# Phasor diagram of Phase modulated signal

While studying the phasor diagrams of Amplitude modulation and Frequency modulation, I am stuck at a problem involving the phasor diagram of an angle modulated signal whose equation is given by $$s(t) = A_c \cos(2\pi f_ct)-\alpha A \sin(2\pi (f_c+f_m)t)-\alpha A \sin(2\pi (f_c-f_m)t)$$ I have studied the procedure of how we write the signal as a real part of complex phasors and then plot the phasor by taking the carrier frequency as a reference but am unable to proceed.

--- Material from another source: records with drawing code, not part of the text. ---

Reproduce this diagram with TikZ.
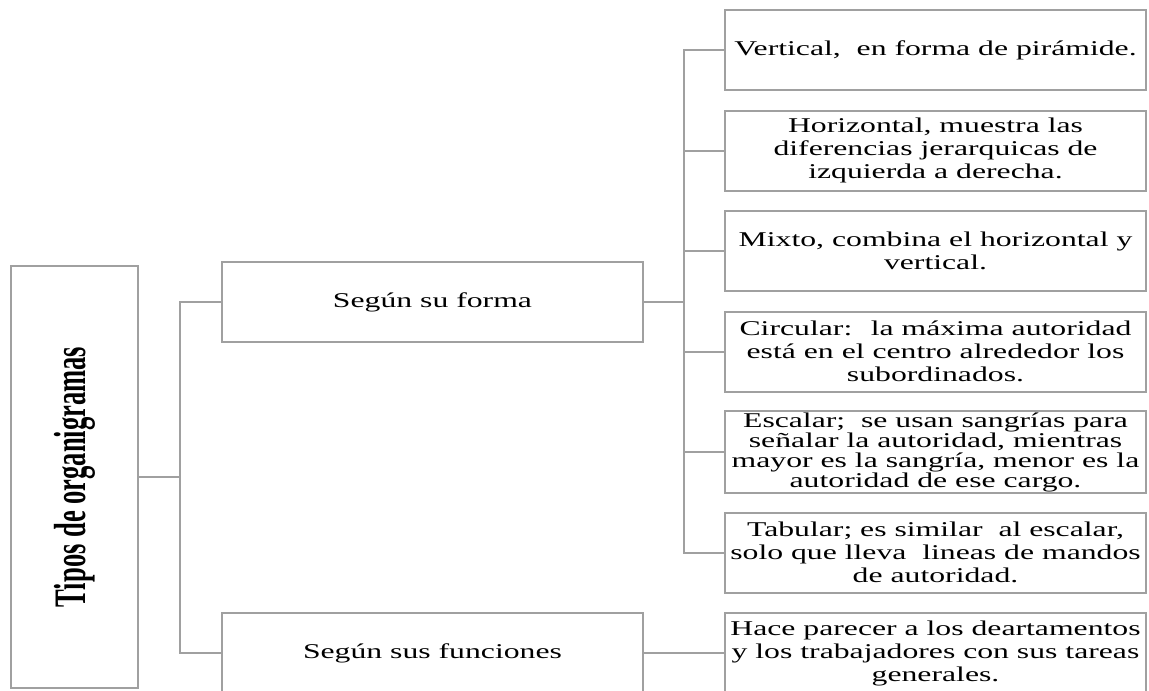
\documentclass[tikz,border=0pt]{standalone}
\usepackage{fontspec}
\usepackage{graphicx}
\setmainfont{Liberation Serif}[FakeStretch=1.51]
\newfontfamily\rootfont{Liberation Serif}[FakeStretch=0.59]
\usepackage{tikz}
\definecolor{boxgray}{RGB}{160,160,160}
\tikzset{
    orgbox/.style={draw=boxgray, line width=2pt, align=center, inner sep=1pt,
        font=\fontsize{21}{23}\selectfont},
    typebox/.style={orgbox, minimum width=421pt, minimum height=80pt},
    descbox/.style={orgbox, minimum width=421pt, minimum height=80pt},
    link/.style={draw=boxgray, line width=2pt},
}

\begin{document}
\begin{tikzpicture}[x=1pt, y=-1pt]
    % Page size
    \useasboundingbox (0,0) rectangle (1149,691);

    % Root box
    \node[orgbox, minimum width=127pt, minimum height=422pt] (root) at (74.5,477)
        {\rotatebox{90}{\rootfont\bfseries\fontsize{45}{50}\selectfont Tipos de organigramas}};

    % Kinds
    \node[typebox] (forma) at (432.5,302) {Según su forma};
    \node[typebox] (funciones) at (432.5,653) {Según sus funciones};

    % Descriptions
    \node[descbox] (vert) at (935.5,50) {Vertical,~ en forma de pirámide.};
    \node[descbox] (hori) at (935.5,150.5) {Horizontal, muestra las\\diferencias jerarquicas de\\izquierda a derecha.};
    \node[descbox] (mixto) at (935.5,251) {Mixto, combina el horizontal y\\vertical.};
    \node[descbox] (circ) at (935.5,351.5) {Circular:~ la máxima autoridad\\está en el centro alrededor los\\subordinados.};
    \node[descbox, font=\fontsize{21}{20}\selectfont] (esca) at (935.5,452)
        {Escalar;~ se usan sangrías para\\señalar la autoridad, mientras\\mayor es la sangría, menor es la\\autoridad de ese cargo.};
    \node[descbox] (tabu) at (935.5,552.5) {Tabular; es similar~ al escalar,\\solo que lleva~ lineas de mandos\\de autoridad.};
    \node[descbox] (hace) at (935.5,653) {Hace parecer a los deartamentos\\y los trabajadores con sus tareas\\generales.};

    % Connectors
    \coordinate (lspine) at (180,477);
    \coordinate (rspine) at (684,302);
    \draw[link] (root.east) -- (lspine) |- (forma.west);
    \draw[link] (root.east) -- (lspine) |- (funciones.west);
    \foreach \c in {vert,hori,mixto,circ,esca,tabu} {
        \draw[link] (forma.east) -- (rspine) |- (\c.west);
    }
    \draw[link] (funciones.east) -- (hace.west);
\end{tikzpicture}
\end{document}
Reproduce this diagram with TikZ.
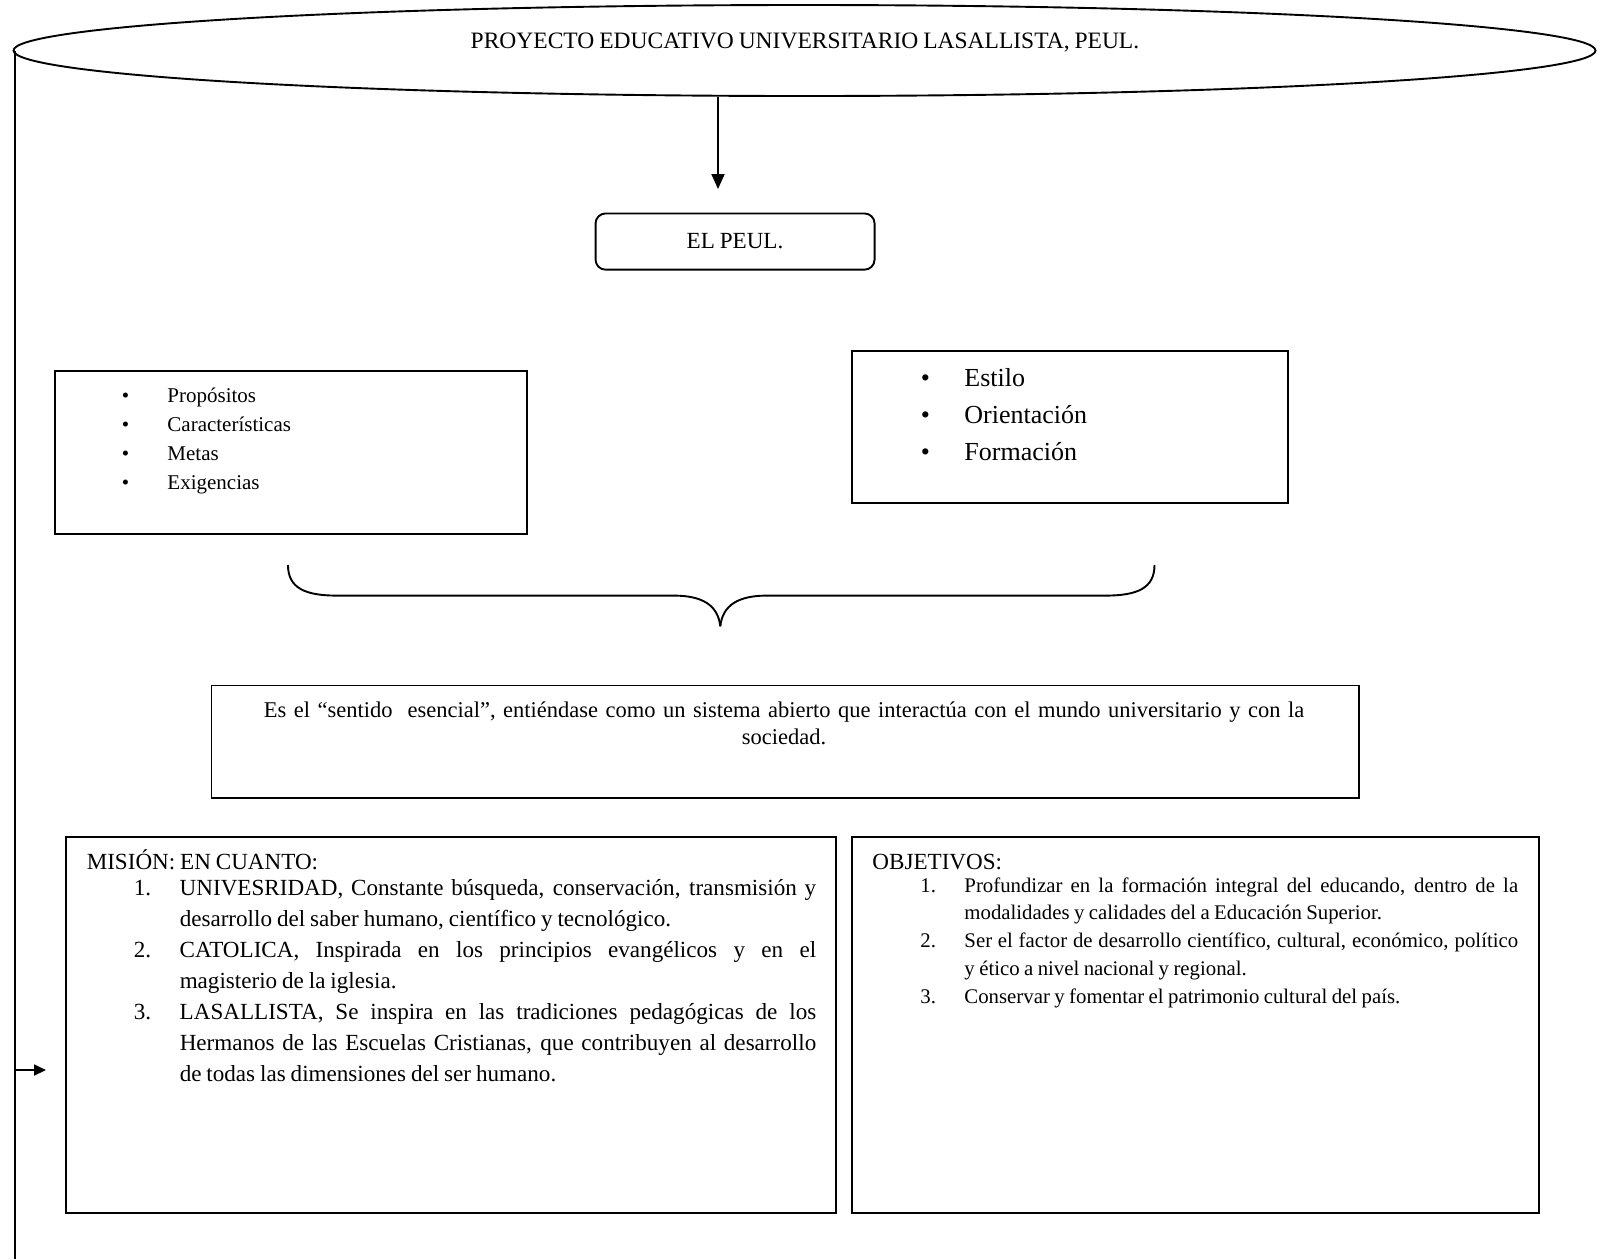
\documentclass[tikz,border=0pt]{standalone}
\usepackage{fontspec}
\setmainfont{Liberation Serif}[WordSpace=0.85]
\usetikzlibrary{shapes.geometric,arrows.meta}
\tolerance=10000
\hbadness=10000
\hyphenpenalty=10000
\exhyphenpenalty=10000
\newcommand\fsT{\fontsize{23.1}{27.7}\selectfont}
\newcommand\fsTitle{\fontsize{23.5}{27.7}\selectfont}
\newcommand\fsMid{\fontsize{22.5}{27.7}\selectfont}
\newcommand\fsE{\fontsize{21}{29}\selectfont}
\newcommand\fsF{\fontsize{26}{36.8}\selectfont}
\newcommand\fsM{\fontsize{23.1}{31}\selectfont}
\newcommand\fsO{\fontsize{20.8}{27.8}\selectfont}
\newcommand\mitem[1]{\hangindent=93pt\hangafter=1\hspace*{47pt}\makebox[46pt][l]{#1}}
\newcommand\oitem[1]{\hangindent=92pt\hangafter=1\hspace*{48pt}\makebox[44pt][l]{#1}}
\begin{document}
\begin{tikzpicture}[x=1pt,y=-1pt,line width=1.9pt,
  boxrect/.style={draw,rectangle,inner sep=0pt,anchor=north west},
  txt/.style={inner sep=0pt,anchor=base west},
  arr/.style={-{Triangle[length=15pt,width=13pt]}},
  arrsmall/.style={-{Triangle[length=12pt,width=11pt]}}]
\useasboundingbox (0,0) rectangle (1602,1259);

% top ellipse
\node[ellipse,draw,minimum width=1582pt,minimum height=91pt,inner sep=0pt] (ell) at (804.5,50.5) {};
\node[txt,anchor=base,font=\fsTitle] (title) at (805,48.5) {PROYECTO EDUCATIVO UNIVERSITARIO LASALLISTA, PEUL.};
\coordinate (atip) at (718,189);
\draw[arr] (ell.south -| atip) -- (atip);

% EL PEUL
\node[draw,rounded corners=10pt,minimum width=279pt,minimum height=56.2pt,inner sep=0pt,anchor=north west,font=\fsT] (peul) at (594.6,212.5) {EL PEUL.};

% left bullet box
\node[boxrect,minimum width=472pt,minimum height=163.4pt] (lbox) at (54.2,369.9) {};
\node[txt,text width=300pt,font=\fsE] (llist) at (121,402.3) {\makebox[45.5pt][l]{\textbullet}Propósitos\\
\makebox[45.5pt][l]{\textbullet}Características\\
\makebox[45.5pt][l]{\textbullet}Metas\\
\makebox[45.5pt][l]{\textbullet}Exigencias};

% right bullet box
\node[boxrect,minimum width=436.3pt,minimum height=151.2pt] (rbox) at (851,350.4) {};
\node[txt,text width=300pt,font=\fsF] (rlist) at (920,386.8) {\makebox[43.5pt][l]{\textbullet}Estilo\\
\makebox[43.5pt][l]{\textbullet}Orientación\\
\makebox[43.5pt][l]{\textbullet}Formación};

% brace
\coordinate (bl) at (288,565);
\coordinate (br) at (1154.5,565);
\coordinate (bt) at (720.3,626.3);
\draw (bl) .. controls (288,588) and (305,595.6) .. (337,595.6) -- (674,595.6) .. controls (702,595.6) and (718,605) .. (bt);
\draw (br) .. controls (1154.5,588) and (1137.5,595.6) .. (1105.5,595.6) -- (766.6,595.6) .. controls (738.6,595.6) and (722.6,605) .. (bt);

% middle box
\node[boxrect,minimum width=1147.3pt,minimum height=112.5pt] (mbox) at (210.5,684.5) {};
\node[txt,anchor=base,text width=1120pt,align=center,font=\fsMid] (mtext) at (784,717) {Es el “sentido~ esencial”, entiéndase como un sistema abierto que interactúa con el mundo universitario y con la\\ sociedad.};

% mision box
\node[boxrect,minimum width=769.3pt,minimum height=376pt] (misbox) at (65.4,835.7) {};
\node[txt,font=\fsT] (mishead) at (85.8,869) {MISIÓN: EN CUANTO:};
\node[txt,font=\fsM] (misitems) at (85.8,895.8) {\parbox[t]{729.5pt}{%
\mitem{1.}UNIVESRIDAD, Constante búsqueda, conservación, transmisión y\linebreak desarrollo del saber humano, científico y tecnológico.\par
\mitem{2.}CATOLICA, Inspirada en los principios evangélicos y en el\linebreak magisterio de la iglesia.\par
\mitem{3.}LASALLISTA, Se inspira en las tradiciones pedagógicas de los\linebreak Hermanos de las Escuelas Cristianas, que contribuyen al desarrollo\linebreak de todas las dimensiones del ser humano.}};

% objetivos box
\node[boxrect,minimum width=686.7pt,minimum height=376pt] (objbox) at (851,835.7) {};
\node[txt,font=\fsT] (objhead) at (871.5,869) {OBJETIVOS:};
\node[txt,font=\fsO] (objitems) at (871.5,892.1) {\parbox[t]{645.7pt}{%
\oitem{1.}Profundizar en la formación integral del educando, dentro de la\linebreak modalidades y calidades del a Educación Superior.\par
\oitem{2.}Ser el factor de desarrollo científico, cultural, económico, político\linebreak y ético a nivel nacional y regional.\par
\oitem{3.}Conservar y fomentar el patrimonio cultural del país.}};

% left connector
\coordinate (lbot) at (15.5,1259);
\coordinate (ltip) at (46,1070);
\coordinate (ltop) at ([xshift=2pt]ell.west);
\draw (ltop) -- (ltop |- lbot);
\draw[arrsmall] (ltip -| lbot) -- (ltip);
\end{tikzpicture}
\end{document}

• Hint: you have a carrier and two symmetrical side bands. Does that spectrum remind you of anything? Nov 6 '21 at 12:10

The phasor diagram is a notion adapted from AC circuit analysis methods in which each sinusoid (at a fixed frequency) is represented as a rotating vector (rotating counterclockwise at the fixed frequency) but is shown on paper as a nonmoving vector (usually as a straight line with arrowhead) corresponding to the position of the vector at time $$t=0$$. (The whole diagram on the piece of paper as well as the observer_ is assumed to be rotating at the fixed frequency and so, as Albert Einstein observed, the phasor in the phasor diagram on the piece of paper appears to be in a fixed position as far as the observer is concerned). Thus, the phasor for $$\cos(2\pi f_c t)$$ is an arrow along the $$x$$ axis while the phasor for $$-\sin(2\pi f_c t)$$ (note the $$-$$ sign) is an arrow along the $$y$$ axis. Now that you have multiple frequencies involved, your phasor diagram should look something like a long right arrow with two uparrows at the arrowhead, something like $${\Large\longrightarrow\!\!}^{\large\textstyle\uparrow}$$ You also need to indicate that there are two phasors rotating in opposite directions (at relative frequencies $$\pm f_m$$) on that vertical phasor.
If the modulating signal had been $$\sin(2\pi f_mt + \theta)$$, the AM signal would have worked out to be $$A_c \cos(2\pi f_ct)-\alpha A \sin(2\pi (f_c+f_m)t+\theta)-\alpha A \sin(2\pi (f_c-f_m)t-\theta)$$ and those two vertical phasors would have separated into two different (non-vertical) phasors and been easier to see, but not as easy to render in MathJax and so I won't attempt to include a diagram.